На том берегу я всегда оживал, начинал дышать. Спустя годы радость узнавания балтийского побережья пробуждала внутри меня абсолютно щенячий восторг, а обжигающий холод моря возвращал силы.
Очень нравились мне просвирки и особенно причастие, ведь оно состояло из ложки малинового варенья со сладким кагором. Бабушка, прожив несколько лет в большевистском семействе, тайком окрестила меня в церкви, боясь, как бы младенец не погиб раньше времени. Мама, конечно, была посвящена в тайну, а отцу боялись сказать об этом «поповском безобразии». Случайно узнав об этом в каком-то разговоре, отец страшно разгневался. При его мирном характере он бушевал, грозил страшными карами малышу и перепугал маму и бабушку до слез. Только в 1938 году, будучи уже на Дальнем Востоке, мы обнаружили в уголке моей подушки зашитый медный крестик, память о бабушкином «преступлении». Ее уже не было на свете, а я жалею до сих пор, что крестик не сохранился. Это была бы память о бабушке, от которой, увы, ничего не осталось.

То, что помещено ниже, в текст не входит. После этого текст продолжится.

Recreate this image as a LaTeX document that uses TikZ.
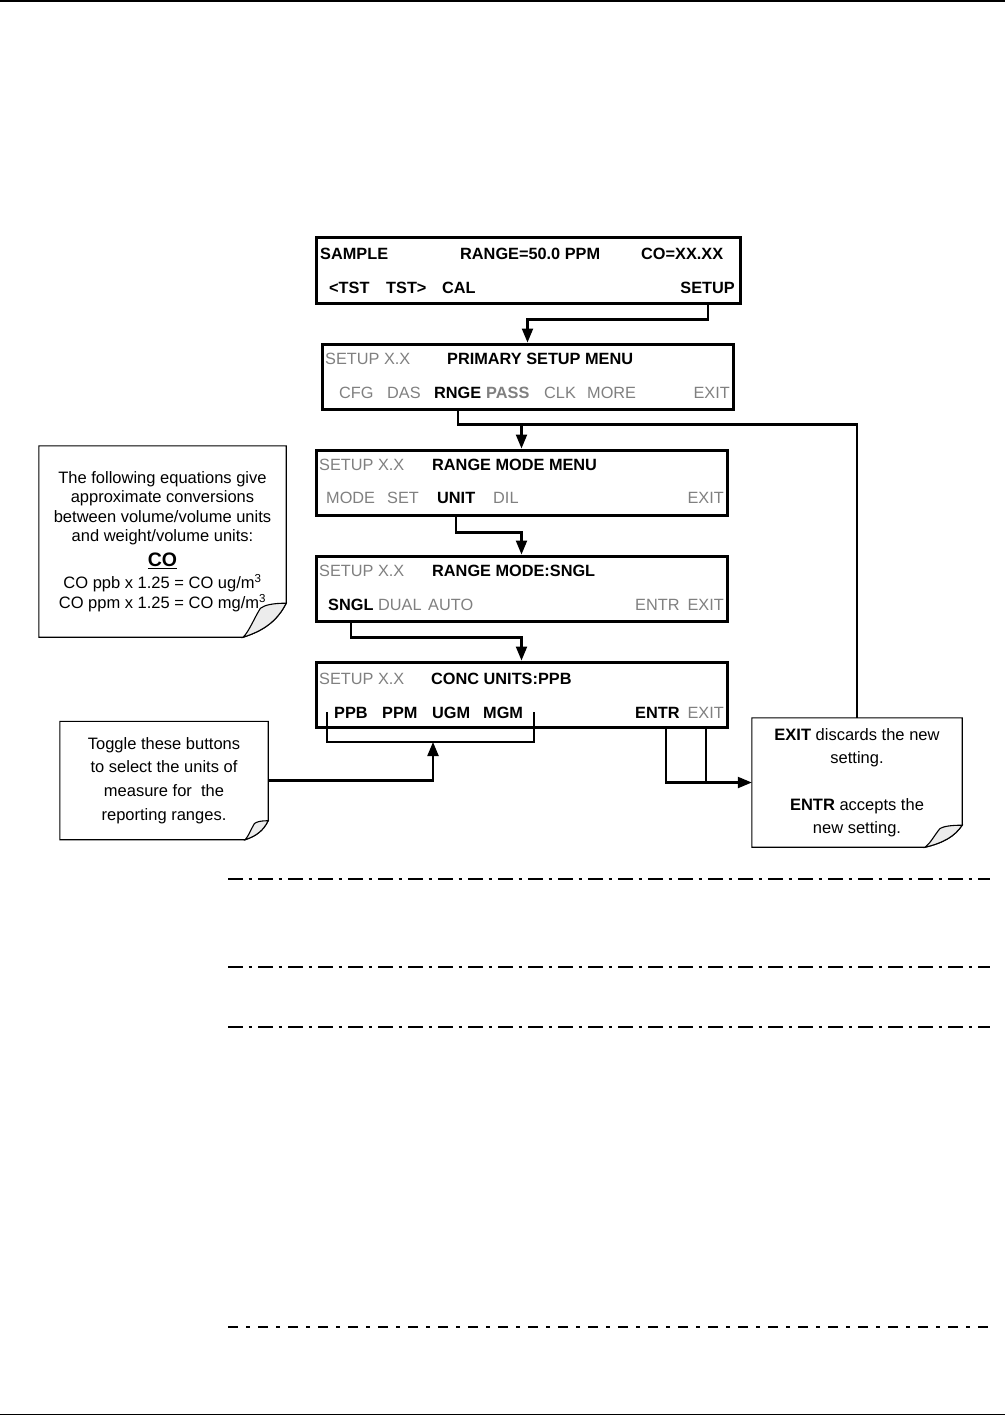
\documentclass[tikz,border=0pt]{standalone}
\usepackage{fontspec}
\setmainfont{Liberation Sans}
\usepackage{tikz}
\usetikzlibrary{arrows.meta}

\definecolor{dimtext}{RGB}{128,128,128}
\newcommand\lcdfont{\fontsize{16.3}{19.5}\selectfont}
% outline of a note with a curled lower right corner
\newcommand\notefold[3]{%
  \draw[line width=1.1pt] (#1.north west) -- (#1.north east) -- ([yshift=#3]#1.south east)
    .. controls ([xshift=-0.2*#2, yshift=0.5*#3]#1.south east) and ([xshift=-0.5*#2, yshift=0.2*#3]#1.south east) .. ([xshift=-#2]#1.south east)
    -- (#1.south west) -- cycle;
  \filldraw[line width=1.1pt, fill=gray!15] ([yshift=#3]#1.south east)
    .. controls ([xshift=-0.3*#2, yshift=#3]#1.south east) and ([xshift=-0.5*#2, yshift=0.95*#3]#1.south east) .. ([xshift=-0.6*#2, yshift=0.85*#3]#1.south east)
    .. controls ([xshift=-0.75*#2, yshift=0.55*#3]#1.south east) and ([xshift=-0.85*#2, yshift=0.2*#3]#1.south east) .. ([xshift=-#2]#1.south east)
    .. controls ([xshift=-0.5*#2, yshift=0.2*#3]#1.south east) and ([xshift=-0.2*#2, yshift=0.5*#3]#1.south east) .. cycle;
}

\begin{document}
\begin{tikzpicture}[x=1pt,y=-1pt,
  screen/.style={draw, line width=3pt, minimum width=411pt, minimum height=65pt, inner sep=0pt},
  key/.style={anchor=base west, inner sep=0pt, font=\lcdfont\bfseries},
  dimkey/.style={anchor=base west, inner sep=0pt, font=\lcdfont, text=dimtext},
  note/.style={inner sep=0pt, align=center},
  flow/.style={line width=2.2pt, -{Triangle[length=14pt,width=11pt]}},
  wire/.style={line width=2.2pt},
  sep/.style={line width=1.1pt, dash pattern=on 15pt off 5.5pt on 3.5pt off 6pt}]
\path[fill=white] (0,0) rectangle (1005,1416);
\useasboundingbox (0,0) rectangle (1005,1416);
\draw[line width=1.5pt] (0,1) -- (1005,1);
\draw[line width=1.5pt] (0,1414.5) -- (1005,1414.5);

% sample display
\node[screen, minimum width=424pt, minimum height=66pt] (S1) at (528,270) {};
\node[key] (sample) at (320,259) {SAMPLE};
\node[key] (range) at (460,259) {RANGE=50.0 PPM};
\node[key] (conc) at (641,259) {CO=XX.XX};
\node[key] (tstl) at (329,293) {<TST};
\node[key] (tstr) at (386,293) {TST>};
\node[key] (cal) at (442,293) {CAL};
\node[key, anchor=base east] (setup) at (735,293) {SETUP};

% primary setup menu
\node[screen] (S2) at (527.5,376.5) {};
\node[dimkey] (ver2) at (325,364) {SETUP X.X};
\node[key] (title2) at (447,364) {PRIMARY SETUP MENU};
\node[dimkey] (cfg) at (339,398) {CFG};
\node[dimkey] (das) at (387,398) {DAS};
\node[key] (rnge) at (434,398) {RNGE};
\node[key, text=dimtext] (pass) at (486,398) {PASS};
\node[dimkey] (clk) at (544,398) {CLK};
\node[dimkey] (more) at (587,398) {MORE};
\node[dimkey, anchor=base east] (exit2) at (730,398) {EXIT};

% range mode menu
\node[screen] (S3) at (521.5,482.5) {};
\node[dimkey] (ver3) at (319,470) {SETUP X.X};
\node[key] (title3) at (432,470) {RANGE MODE MENU};
\node[dimkey] (mode) at (326,503) {MODE};
\node[dimkey] (set) at (387,503) {SET};
\node[key] (unit) at (437,503) {UNIT};
\node[dimkey] (dil) at (493,503) {DIL};
\node[dimkey, anchor=base east] (exit3) at (724,503) {EXIT};

% range mode sngl
\node[screen] (S4) at (521.5,588.5) {};
\node[dimkey] (ver4) at (319,576) {SETUP X.X};
\node[key] (title4) at (432,576) {RANGE MODE:SNGL};
\node[key] (sngl) at (328,610) {SNGL};
\node[dimkey] (dual) at (378,610) {DUAL};
\node[dimkey] (auto) at (428,610) {AUTO};
\node[dimkey] (entr4) at (635,610) {ENTR};
\node[dimkey, anchor=base east] (exit4) at (724,610) {EXIT};

% conc units
\node[screen] (S5) at (521.5,694.5) {};
\node[dimkey] (ver5) at (319,684) {SETUP X.X};
\node[key] (title5) at (431,684) {CONC UNITS:PPB};
\node[key] (ppb) at (334,718) {PPB};
\node[key] (ppm) at (382,718) {PPM};
\node[key] (ugm) at (432,718) {UGM};
\node[key] (mgm) at (483,718) {MGM};
\node[key] (entr5) at (635,718) {ENTR};
\node[dimkey, anchor=base east] (exit5) at (724,718) {EXIT};

% notes
\node[note, minimum width=247pt, minimum height=191pt, font=\fontsize{16.5}{19.5}\selectfont] (conv) at (162.5,541.5)
  {The following equations give\\ approximate conversions\\ between volume/volume units\\ and weight/volume units:\\[5pt]
   {\fontsize{19.5}{22}\selectfont\bfseries\underline{CO}}\\[3pt]
   CO ppb x 1.25 = CO ug/m\textsuperscript{3}\\ CO ppm x 1.25 = CO mg/m\textsuperscript{3}};
\notefold{conv}{43pt}{34pt}
\node[note, minimum width=208pt, minimum height=118pt, font=\fontsize{16.5}{23.7}\selectfont] (toggle) at (164,780.5)
  {Toggle these buttons\\ to select the units of\\ measure for\ \ the\\ reporting ranges.};
\notefold{toggle}{23pt}{19pt}
\node[note, minimum width=210pt, minimum height=129pt, font=\fontsize{16.5}{23.3}\selectfont] (exitnote) at (857,782.5)
  {\textbf{EXIT} discards the new\\ setting.\\[23.3pt] \textbf{ENTR} accepts the\\ new setting.};
\notefold{exitnote}{37pt}{22pt}

% connectors
\draw[flow] (setup |- S1.south) -- ++(0,15) -| (S2.north);
\draw[wire] (rnge |- S2.south) -- ++(0,14) coordinate (split) -| (exitnote.north);
\draw[flow] (split) -| (S3.north);
\draw[flow] (unit |- S3.south) -- ++(0,16) -| (S4.north);
\draw[flow] (sngl |- S4.south) -- ++(0,15) -| (S5.north);
\coordinate (brk) at (433,742);
\draw[wire] ([xshift=-7pt]ppb.west) -- ([xshift=-7pt]ppb.west |- brk) -- ([xshift=11pt]mgm.east |- brk) -- ([xshift=11pt]mgm.east);
\draw[flow] (toggle.east) -| (brk);
\draw[flow] ([xshift=9pt]entr5.south |- S5.south) |- (exitnote.west);
\draw[wire] (exit5 |- S5.south) -- (exit5 |- exitnote.west);

% separators
\draw[sep] (228,879) -- (990,879);
\draw[sep] (228,967) -- (990,967);
\draw[sep] (228,1027) -- (990,1027);
\draw[line width=2.7pt, dash pattern=on 10pt off 8pt on 4pt off 8pt] (228,1327) -- (988,1327);
\end{tikzpicture}
\end{document}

Папа, как и положено нормальному коммунисту (не тем, кто сегодня скрещивает – от слова «крест» – Сталина, русский национализм и коммунизм), был воинствующим атеистом. Мама – тоже. Это стало неотъемлемым свойством, больше того, ценностью нашей семьи. Не был религиозен и брат. Кроме архитектурно-исторических аллюзий меня ничто не связывает с религией. Политическое православие непременно сопровождается антисемитизмом, русским национализмом, нетерпимостью и готовностью к погромам – как такое можно принять? Впрочем, к собственно интимным религиозным чувствам политико-официозный извод православия не имеет вообще никакого отношения, но он стал его лицом.